June 11, 2019 Advisory

Colorado has become the tenth state to pass a law banning private employers’ inquiries regarding pay history. Gov. Jared Polis recently signed the Equal Pay for Equal Work Act, which not only bans salary-history inquiries for purposes of establishing compensation, but also limits an employer’s ability to conceal job advancement opportunities and open position compensation. The statute will take effect on Jan. 1, 2021, unless a referendum petition is filed. Specifically, the new law bars employers from:

  • Seeking the salary/wage rate of a job candidate or relying on the salary/wage rate history of a job candidate to determine a salary/wage rate.
  • Discriminating or retaliating against a job candidate for failing to disclose the prospective job candidate’s salary/wage rate history.
  • Discharging or in any manner discriminating or retaliating against an employee for invoking this law on behalf of anyone or assisting in its enforcement.

The Equal Pay for Equal Work Act also builds on the federal Equal Pay Act’s prohibition of unequal pay for employees of the opposite sex performing the same work. The Colorado statute contemplates analyzing pay disparities through comparisons of employees who (a) do substantially similar work, regardless of title; (b) have the same composite of skill; and (c) perform under the same work condition (i.e., pay variances for differences in work conditions, such as shift differentials, may be considered). 

In contrast to its federal counterpart, the Colorado Equal Pay for Equal Work Act provides fewer bases on which an employer can defend against equal pay claims, providing only the following potential defenses:

  • A seniority or merit system.
  • Quality of production.
  • Geographic location.
  • Educational training and experience.
  • Amount of travel required.

Notably absent from this list is the federal Equal Pay Act’s catch-all defense based on any “factor other than sex.” The absence of this defense will likely make defending against equal pay claims much more difficult in Colorado.

Under the Equal Pay for Equal Work Act, employees who believe that they are being paid less due to their gender have up to two years to file a lawsuit. Employers that are found liable for violating this Act must pay the employee the amount that they would have made the previous three years if they had not been discriminated against, plus liquidated damages in an amount equal to the unpaid wages, along with the employee’s reasonable attorneys’ fees and costs.

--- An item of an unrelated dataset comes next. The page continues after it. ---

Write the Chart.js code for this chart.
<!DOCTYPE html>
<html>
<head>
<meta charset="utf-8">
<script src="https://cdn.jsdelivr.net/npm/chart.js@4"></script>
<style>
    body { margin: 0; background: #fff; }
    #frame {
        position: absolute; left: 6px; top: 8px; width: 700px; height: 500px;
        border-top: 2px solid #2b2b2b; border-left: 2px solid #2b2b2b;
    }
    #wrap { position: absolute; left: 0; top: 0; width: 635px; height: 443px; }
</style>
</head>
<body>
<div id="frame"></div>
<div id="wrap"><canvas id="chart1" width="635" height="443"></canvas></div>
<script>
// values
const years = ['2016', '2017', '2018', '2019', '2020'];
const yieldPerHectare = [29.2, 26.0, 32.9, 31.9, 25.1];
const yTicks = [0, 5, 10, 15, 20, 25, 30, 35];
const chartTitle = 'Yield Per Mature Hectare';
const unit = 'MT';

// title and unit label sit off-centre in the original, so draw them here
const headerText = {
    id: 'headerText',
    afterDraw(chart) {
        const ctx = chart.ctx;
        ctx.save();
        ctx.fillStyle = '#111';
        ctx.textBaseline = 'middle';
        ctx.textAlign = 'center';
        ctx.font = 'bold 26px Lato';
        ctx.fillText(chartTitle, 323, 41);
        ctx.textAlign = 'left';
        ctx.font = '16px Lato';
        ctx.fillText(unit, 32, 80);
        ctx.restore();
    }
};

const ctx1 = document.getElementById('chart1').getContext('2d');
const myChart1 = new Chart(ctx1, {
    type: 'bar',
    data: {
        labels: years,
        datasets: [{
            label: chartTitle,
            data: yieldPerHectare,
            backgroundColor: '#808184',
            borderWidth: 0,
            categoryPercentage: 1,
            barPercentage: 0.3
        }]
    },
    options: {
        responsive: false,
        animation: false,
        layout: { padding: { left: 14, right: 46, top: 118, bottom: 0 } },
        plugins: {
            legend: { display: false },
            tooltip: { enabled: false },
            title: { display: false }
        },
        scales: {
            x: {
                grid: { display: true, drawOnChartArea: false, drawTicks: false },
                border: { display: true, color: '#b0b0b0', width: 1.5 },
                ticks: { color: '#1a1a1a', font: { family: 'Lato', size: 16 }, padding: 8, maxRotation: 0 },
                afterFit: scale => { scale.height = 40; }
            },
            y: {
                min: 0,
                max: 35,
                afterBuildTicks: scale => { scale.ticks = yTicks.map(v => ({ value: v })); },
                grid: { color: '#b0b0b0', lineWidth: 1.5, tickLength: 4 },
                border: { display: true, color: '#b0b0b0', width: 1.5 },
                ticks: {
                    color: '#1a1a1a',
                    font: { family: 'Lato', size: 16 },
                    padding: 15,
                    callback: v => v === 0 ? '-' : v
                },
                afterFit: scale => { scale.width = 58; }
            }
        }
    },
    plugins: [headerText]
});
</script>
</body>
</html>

The new law does, however, provide some relief for employers. Following the lead of a handful of other states, Colorado’s Equal Pay for Equal Work Act allows an employer to limit its exposure to damages by conducting workforce pay audits. Evidence of such an audit may be used to support a “good faith” defense to a claim under the new statute. In planning pay equity audits, employers should consult labor and employment counsel to have their audits protected by the attorney-client communication privilege.

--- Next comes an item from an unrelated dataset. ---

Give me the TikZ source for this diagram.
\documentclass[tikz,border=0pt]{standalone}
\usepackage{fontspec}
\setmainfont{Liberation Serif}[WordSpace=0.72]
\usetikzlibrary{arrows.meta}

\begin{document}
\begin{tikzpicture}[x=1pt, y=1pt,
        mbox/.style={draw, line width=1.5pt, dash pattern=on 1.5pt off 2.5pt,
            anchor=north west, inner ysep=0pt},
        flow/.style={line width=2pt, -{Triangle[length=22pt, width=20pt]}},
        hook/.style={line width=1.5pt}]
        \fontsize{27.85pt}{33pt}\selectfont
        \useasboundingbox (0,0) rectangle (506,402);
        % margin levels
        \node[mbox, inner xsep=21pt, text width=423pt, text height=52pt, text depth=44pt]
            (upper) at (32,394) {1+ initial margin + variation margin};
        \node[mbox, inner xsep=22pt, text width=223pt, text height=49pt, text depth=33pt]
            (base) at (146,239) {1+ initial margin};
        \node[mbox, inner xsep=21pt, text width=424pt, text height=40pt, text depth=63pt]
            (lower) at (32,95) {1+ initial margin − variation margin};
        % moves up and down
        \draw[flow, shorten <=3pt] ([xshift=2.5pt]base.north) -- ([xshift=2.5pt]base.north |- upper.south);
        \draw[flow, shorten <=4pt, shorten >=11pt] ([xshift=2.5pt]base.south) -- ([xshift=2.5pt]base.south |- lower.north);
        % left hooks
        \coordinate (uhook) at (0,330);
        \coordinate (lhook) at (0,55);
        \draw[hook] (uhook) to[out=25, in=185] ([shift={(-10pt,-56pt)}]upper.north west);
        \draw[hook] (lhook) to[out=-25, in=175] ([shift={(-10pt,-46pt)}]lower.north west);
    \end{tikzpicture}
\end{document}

The Act also establishes separate rights and remedies for employees aggrieved by an employer’s concealment of job advancement opportunities and position compensation information. The Act affirmatively requires employers to do the following:

  • Announce, post or make known all opportunities for promotion to all employees in advance of making a promotional decision.
  • Disclose the position hourly or salary compensation, or range thereof, along with a general description of the benefits and other compensation offered to the applicant.

Employees claiming violations of an employer’s obligations concerning pay and job opportunity transparency must exhaust administrative remedies prior to seeking relief in court.

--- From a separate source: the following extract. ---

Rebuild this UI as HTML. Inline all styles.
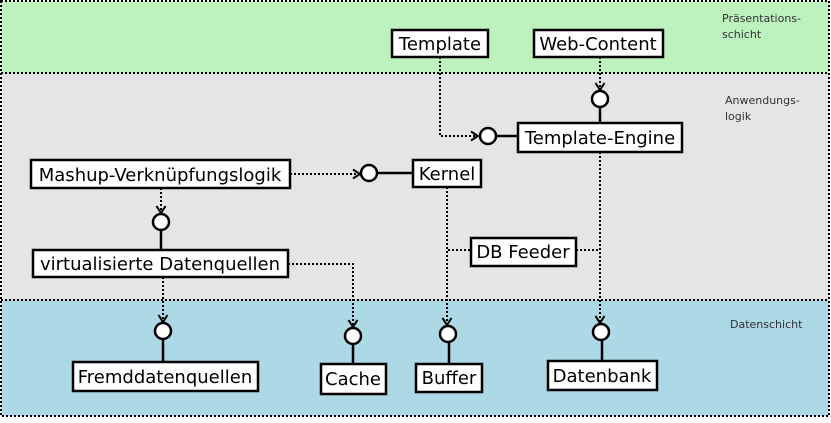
<!DOCTYPE html>
<html><head><meta charset="utf-8"><style>
body{margin:0;background:#fff}
svg text{font-family:"DejaVu Sans",sans-serif}
</style></head><body>
<svg width="831" height="418" xmlns="http://www.w3.org/2000/svg">
<defs>
<marker id="a" markerWidth="12" markerHeight="12" refX="9" refY="6" orient="auto" markerUnits="userSpaceOnUse">
<path d="M2,1.5 L9,6 L2,10.5" fill="none" stroke="#000" stroke-width="2"/></marker>
</defs>
<rect x="1" y="1" width="828" height="72" fill="#bdf2bf"/>
<rect x="1" y="73" width="828" height="227" fill="#e5e5e5"/>
<rect x="1" y="300" width="828" height="116" fill="#add8e6"/>
<g stroke="#000" stroke-width="2" stroke-dasharray="2,2" fill="none">
<rect x="1" y="1" width="828" height="415"/>
<line x1="1" y1="73" x2="829" y2="73"/>
<line x1="1" y1="300" x2="829" y2="300"/>
</g>
<g font-size="11" fill="#333">
<text x="722" y="22">Präsentations-</text>
<text x="722" y="38">schicht</text>
<text x="725" y="104">Anwendungs-</text>
<text x="725" y="120">logik</text>
<text x="730" y="328">Datenschicht</text>
</g>
<g stroke="#000" stroke-width="2" stroke-dasharray="2,2" fill="none">
<polyline points="440,57 440,136 478,136" marker-end="url(#a)"/>
<line x1="600" y1="57" x2="600" y2="90" marker-end="url(#a)"/>
<line x1="290" y1="174" x2="360" y2="174" marker-end="url(#a)"/>
<line x1="161" y1="188" x2="161" y2="213" marker-end="url(#a)"/>
<line x1="163" y1="277" x2="163" y2="322" marker-end="url(#a)"/>
<polyline points="288,264 353,264 353,327" marker-end="url(#a)"/>
<line x1="447" y1="187" x2="447" y2="325" marker-end="url(#a)"/>
<line x1="600" y1="152" x2="600" y2="323" marker-end="url(#a)"/>
<line x1="448" y1="250" x2="471" y2="250"/>
<line x1="576" y1="250" x2="600" y2="250"/>
</g>
<g stroke="#000" stroke-width="2.5">
<line x1="600" y1="107" x2="600" y2="123"/>
<line x1="496" y1="136" x2="518" y2="136"/>
<line x1="377" y1="173" x2="413" y2="173"/>
<line x1="161" y1="230" x2="161" y2="250"/>
<line x1="163" y1="339" x2="163" y2="362"/>
<line x1="353" y1="344" x2="353" y2="364"/>
<line x1="449" y1="342" x2="449" y2="364"/>
<line x1="602" y1="340" x2="602" y2="361"/>
</g>
<g stroke="#000" stroke-width="2.5" fill="#fff">
<circle cx="600" cy="99" r="8"/>
<circle cx="488" cy="136" r="8"/>
<circle cx="369" cy="173" r="8"/>
<circle cx="161" cy="222" r="8"/>
<circle cx="163" cy="331" r="8"/>
<circle cx="353" cy="336" r="8"/>
<circle cx="448" cy="334" r="8"/>
<circle cx="601" cy="332" r="8"/>
</g>
<g stroke="#000" stroke-width="2.5" fill="#fff">
<rect x="392" y="30" width="96" height="27"/>
<rect x="534" y="30" width="129" height="27"/>
<rect x="518" y="123" width="164" height="29"/>
<rect x="413" y="160" width="68" height="27"/>
<rect x="31" y="160" width="259" height="28"/>
<rect x="33" y="250" width="255" height="27"/>
<rect x="471" y="238" width="105" height="28"/>
<rect x="73" y="362" width="185" height="29"/>
<rect x="321" y="364" width="65" height="30"/>
<rect x="416" y="364" width="66" height="28"/>
<rect x="548" y="361" width="109" height="29"/>
</g>
<g font-size="18" fill="#000" text-anchor="middle">
<text x="440" y="50">Template</text>
<text x="598" y="50">Web-Content</text>
<text x="600" y="144">Template-Engine</text>
<text x="447" y="180">Kernel</text>
<text x="160" y="181">Mashup-Verknüpfungslogik</text>
<text x="160" y="270">virtualisierte Datenquellen</text>
<text x="523" y="258">DB Feeder</text>
<text x="165" y="383">Fremddatenquellen</text>
<text x="353" y="385">Cache</text>
<text x="449" y="384">Buffer</text>
<text x="602" y="382">Datenbank</text>
</g>
</svg>
</body></html>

Armstrong Teasdale’s Employment and Labor practice, which routinely guides employers in their efforts to comply with the rapidly changing landscape of pay equity and salary history laws, closely monitors the developments in this area of the law, such as Kansas City, Missouri’s recent ordinance prohibiting employers from asking applicants or current employees to disclose pay history information. We will issue additional alerts as the pay-related obligations of employers continue to evolve.